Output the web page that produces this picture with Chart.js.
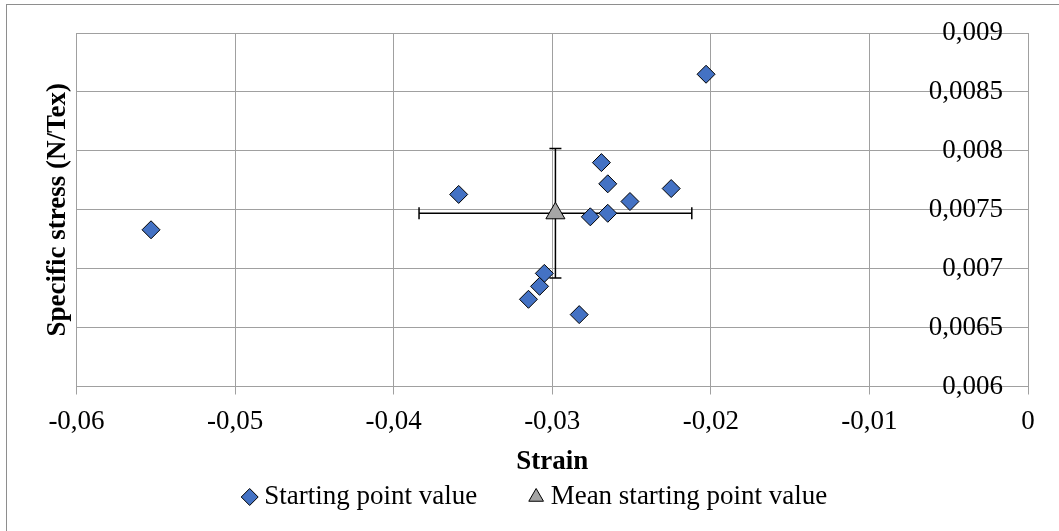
<!DOCTYPE html>
<html>
<head>
<meta charset="utf-8">
<script src="https://cdn.jsdelivr.net/npm/chart.js@4.4.1/dist/chart.umd.min.js"></script>
<style>
  body { margin: 0; background: #fff; overflow: hidden; }
  #wrap { position: relative; width: 1059px; height: 531px; overflow: hidden; }
  #frame { position: absolute; left: 6px; top: 4px; width: 1200px; height: 700px; border: 1px solid #8e8e8e; }
  #chart { position: absolute; left: 0; top: 0; }
</style>
</head>
<body>
<div id="wrap">
  <div id="frame"></div>
  <canvas id="chart" width="1059" height="531"></canvas>
</div>
<script>
// Starting point of each test: strain / specific stress
const strain = [-0.0553, -0.0359, -0.0269, -0.0265, -0.0225, -0.0251, -0.0265,
                -0.0276, -0.0305, -0.0308, -0.0315, -0.0283, -0.0203];
const stress = [0.00733, 0.00763, 0.00790, 0.00772, 0.00768, 0.00757, 0.00747,
                0.00744, 0.00696, 0.00685, 0.00674, 0.00661, 0.00865];

// Mean starting point with its standard deviation both ways
const meanStrain = [-0.0298];
const meanStress = [0.00747];
const strainSd = [0.0086];
const stressSd = [0.00055];

// Axis ticks
const strainTicks = [-0.06, -0.05, -0.04, -0.03, -0.02, -0.01, 0];
const stressTicks = [0.006, 0.0065, 0.007, 0.0075, 0.008, 0.0085, 0.009];

const serif = "'Liberation Serif', 'Times New Roman', serif";
const gridColor = '#a0a0a0';

function toComma(v, digits) {
  return String(+v.toFixed(digits)).replace('.', ',');
}

// cross-shaped error bars behind the mean marker
const errorBars = {
  id: 'errorBars',
  beforeDatasetsDraw(chart) {
    const { ctx, scales: { x, y } } = chart;
    const cap = 6;
    ctx.save();
    ctx.strokeStyle = '#000';
    ctx.lineWidth = 1.5;
    meanStrain.forEach((mx, i) => {
      const px = x.getPixelForValue(mx);
      const py = y.getPixelForValue(meanStress[i]);
      const xl = x.getPixelForValue(mx - strainSd[i]);
      const xr = x.getPixelForValue(mx + strainSd[i]);
      const yt = y.getPixelForValue(meanStress[i] + stressSd[i]);
      const yb = y.getPixelForValue(meanStress[i] - stressSd[i]);
      ctx.beginPath();
      ctx.moveTo(xl, py); ctx.lineTo(xr, py);
      ctx.moveTo(xl, py - cap); ctx.lineTo(xl, py + cap);
      ctx.moveTo(xr, py - cap); ctx.lineTo(xr, py + cap);
      ctx.moveTo(px, yt); ctx.lineTo(px, yb);
      ctx.moveTo(px - cap, yt); ctx.lineTo(px + cap, yt);
      ctx.moveTo(px - cap, yb); ctx.lineTo(px + cap, yb);
      ctx.stroke();
    });
    ctx.restore();
  }
};

// pull the legend up under the axis title
const legendPlacement = {
  id: 'legendPlacement',
  afterLayout(chart) {
    const lg = chart.legend;
    lg.top -= 53;
    lg.left += 21;
    lg.right += 21;
  }
};

const ctx = document.getElementById('chart').getContext('2d');
new Chart(ctx, {
  type: 'scatter',
  data: {
    datasets: [
      {
        label: 'Starting point value',
        data: strain.map((s, i) => ({ x: s, y: stress[i] })),
        yAxisID: 'y',
        pointStyle: 'rectRot',
        pointRadius: 9,
        backgroundColor: '#4472c4',
        borderColor: '#000',
        borderWidth: 1
      },
      {
        label: 'Mean starting point value',
        data: meanStrain.map((s, i) => ({ x: s, y: meanStress[i] })),
        yAxisID: 'y',
        pointStyle: 'triangle',
        pointRadius: 11,
        backgroundColor: '#a5a5a5',
        borderColor: '#000',
        borderWidth: 1
      }
    ]
  },
  options: {
    responsive: false,
    animation: false,
    devicePixelRatio: 1,
    layout: { padding: { left: 6, top: 33, right: 31, bottom: -1.5 } },
    scales: {
      x: {
        type: 'linear',
        position: 'bottom',
        min: strainTicks[0],
        max: strainTicks[strainTicks.length - 1],
        afterBuildTicks: (scale) => { scale.ticks = strainTicks.map(v => ({ value: v })); },
        afterFit: (scale) => { scale.height = 92; },
        grid: { color: gridColor, lineWidth: 1, drawTicks: true, tickLength: 8, tickColor: gridColor },
        border: { color: gridColor, width: 1 },
        ticks: {
          color: '#000',
          padding: 11,
          maxRotation: 0,
          font: { family: serif, size: 27 },
          callback: (v) => toComma(v, 2)
        },
        title: {
          display: true,
          text: 'Strain',
          color: '#000',
          padding: 0,
          font: { family: serif, size: 27, weight: 'bold' }
        }
      },
      y: {
        type: 'linear',
        position: 'right',
        min: stressTicks[0],
        max: stressTicks[stressTicks.length - 1],
        afterBuildTicks: (scale) => { scale.ticks = stressTicks.map(v => ({ value: v })); },
        afterFit: (scale) => { scale.width = 0; },
        grid: { color: gridColor, lineWidth: 1, drawTicks: false },
        border: { color: gridColor, width: 1 },
        ticks: {
          mirror: true,
          padding: -25,
          color: '#000',
          font: { family: serif, size: 27 },
          callback: (v) => toComma(v, 4)
        }
      },
      // left-hand axis that only carries the stress title
      yTitle: {
        type: 'linear',
        position: 'left',
        afterFit: (scale) => { scale.width = 70.5; },
        grid: { display: false, drawTicks: false },
        border: { display: false },
        ticks: { display: false },
        title: {
          display: true,
          text: 'Specific stress (N/Tex)',
          color: '#000',
          padding: { top: 36, bottom: 0 },
          font: { family: serif, size: 27, weight: 'bold' }
        }
      }
    },
    plugins: {
      legend: {
        display: true,
        position: 'bottom',
        maxHeight: 54,
        labels: {
          usePointStyle: true,
          boxWidth: 2,
          boxHeight: 12,
          padding: 58,
          color: '#000',
          font: { family: serif, size: 27 }
        }
      },
      tooltip: { enabled: false }
    }
  },
  plugins: [errorBars, legendPlacement]
});
</script>
</body>
</html>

####################

Request:
Quote in full the listing given above; the images are to be left out.

Solution to the problem:
Output the web page that produces this picture with Chart.js.
<!DOCTYPE html>
<html>
<head>
<meta charset="utf-8">
<script src="https://cdn.jsdelivr.net/npm/chart.js@4.4.1/dist/chart.umd.min.js"></script>
<style>
  body { margin: 0; background: #fff; overflow: hidden; }
  #wrap { position: relative; width: 1059px; height: 531px; overflow: hidden; }
  #frame { position: absolute; left: 6px; top: 4px; width: 1200px; height: 700px; border: 1px solid #8e8e8e; }
  #chart { position: absolute; left: 0; top: 0; }
</style>
</head>
<body>
<div id="wrap">
  <div id="frame"></div>
  <canvas id="chart" width="1059" height="531"></canvas>
</div>
<script>
// Starting point of each test: strain / specific stress
const strain = [-0.0553, -0.0359, -0.0269, -0.0265, -0.0225, -0.0251, -0.0265,
                -0.0276, -0.0305, -0.0308, -0.0315, -0.0283, -0.0203];
const stress = [0.00733, 0.00763, 0.00790, 0.00772, 0.00768, 0.00757, 0.00747,
                0.00744, 0.00696, 0.00685, 0.00674, 0.00661, 0.00865];

// Mean starting point with its standard deviation both ways
const meanStrain = [-0.0298];
const meanStress = [0.00747];
const strainSd = [0.0086];
const stressSd = [0.00055];

// Axis ticks
const strainTicks = [-0.06, -0.05, -0.04, -0.03, -0.02, -0.01, 0];
const stressTicks = [0.006, 0.0065, 0.007, 0.0075, 0.008, 0.0085, 0.009];

const serif = "'Liberation Serif', 'Times New Roman', serif";
const gridColor = '#a0a0a0';

function toComma(v, digits) {
  return String(+v.toFixed(digits)).replace('.', ',');
}

// cross-shaped error bars behind the mean marker
const errorBars = {
  id: 'errorBars',
  beforeDatasetsDraw(chart) {
    const { ctx, scales: { x, y } } = chart;
    const cap = 6;
    ctx.save();
    ctx.strokeStyle = '#000';
    ctx.lineWidth = 1.5;
    meanStrain.forEach((mx, i) => {
      const px = x.getPixelForValue(mx);
      const py = y.getPixelForValue(meanStress[i]);
      const xl = x.getPixelForValue(mx - strainSd[i]);
      const xr = x.getPixelForValue(mx + strainSd[i]);
      const yt = y.getPixelForValue(meanStress[i] + stressSd[i]);
      const yb = y.getPixelForValue(meanStress[i] - stressSd[i]);
      ctx.beginPath();
      ctx.moveTo(xl, py); ctx.lineTo(xr, py);
      ctx.moveTo(xl, py - cap); ctx.lineTo(xl, py + cap);
      ctx.moveTo(xr, py - cap); ctx.lineTo(xr, py + cap);
      ctx.moveTo(px, yt); ctx.lineTo(px, yb);
      ctx.moveTo(px - cap, yt); ctx.lineTo(px + cap, yt);
      ctx.moveTo(px - cap, yb); ctx.lineTo(px + cap, yb);
      ctx.stroke();
    });
    ctx.restore();
  }
};

// pull the legend up under the axis title
const legendPlacement = {
  id: 'legendPlacement',
  afterLayout(chart) {
    const lg = chart.legend;
    lg.top -= 53;
    lg.left += 21;
    lg.right += 21;
  }
};

const ctx = document.getElementById('chart').getContext('2d');
new Chart(ctx, {
  type: 'scatter',
  data: {
    datasets: [
      {
        label: 'Starting point value',
        data: strain.map((s, i) => ({ x: s, y: stress[i] })),
        yAxisID: 'y',
        pointStyle: 'rectRot',
        pointRadius: 9,
        backgroundColor: '#4472c4',
        borderColor: '#000',
        borderWidth: 1
      },
      {
        label: 'Mean starting point value',
        data: meanStrain.map((s, i) => ({ x: s, y: meanStress[i] })),
        yAxisID: 'y',
        pointStyle: 'triangle',
        pointRadius: 11,
        backgroundColor: '#a5a5a5',
        borderColor: '#000',
        borderWidth: 1
      }
    ]
  },
  options: {
    responsive: false,
    animation: false,
    devicePixelRatio: 1,
    layout: { padding: { left: 6, top: 33, right: 31, bottom: -1.5 } },
    scales: {
      x: {
        type: 'linear',
        position: 'bottom',
        min: strainTicks[0],
        max: strainTicks[strainTicks.length - 1],
        afterBuildTicks: (scale) => { scale.ticks = strainTicks.map(v => ({ value: v })); },
        afterFit: (scale) => { scale.height = 92; },
        grid: { color: gridColor, lineWidth: 1, drawTicks: true, tickLength: 8, tickColor: gridColor },
        border: { color: gridColor, width: 1 },
        ticks: {
          color: '#000',
          padding: 11,
          maxRotation: 0,
          font: { family: serif, size: 27 },
          callback: (v) => toComma(v, 2)
        },
        title: {
          display: true,
          text: 'Strain',
          color: '#000',
          padding: 0,
          font: { family: serif, size: 27, weight: 'bold' }
        }
      },
      y: {
        type: 'linear',
        position: 'right',
        min: stressTicks[0],
        max: stressTicks[stressTicks.length - 1],
        afterBuildTicks: (scale) => { scale.ticks = stressTicks.map(v => ({ value: v })); },
        afterFit: (scale) => { scale.width = 0; },
        grid: { color: gridColor, lineWidth: 1, drawTicks: false },
        border: { color: gridColor, width: 1 },
        ticks: {
          mirror: true,
          padding: -25,
          color: '#000',
          font: { family: serif, size: 27 },
          callback: (v) => toComma(v, 4)
        }
      },
      // left-hand axis that only carries the stress title
      yTitle: {
        type: 'linear',
        position: 'left',
        afterFit: (scale) => { scale.width = 70.5; },
        grid: { display: false, drawTicks: false },
        border: { display: false },
        ticks: { display: false },
        title: {
          display: true,
          text: 'Specific stress (N/Tex)',
          color: '#000',
          padding: { top: 36, bottom: 0 },
          font: { family: serif, size: 27, weight: 'bold' }
        }
      }
    },
    plugins: {
      legend: {
        display: true,
        position: 'bottom',
        maxHeight: 54,
        labels: {
          usePointStyle: true,
          boxWidth: 2,
          boxHeight: 12,
          padding: 58,
          color: '#000',
          font: { family: serif, size: 27 }
        }
      },
      tooltip: { enabled: false }
    }
  },
  plugins: [errorBars, legendPlacement]
});
</script>
</body>
</html>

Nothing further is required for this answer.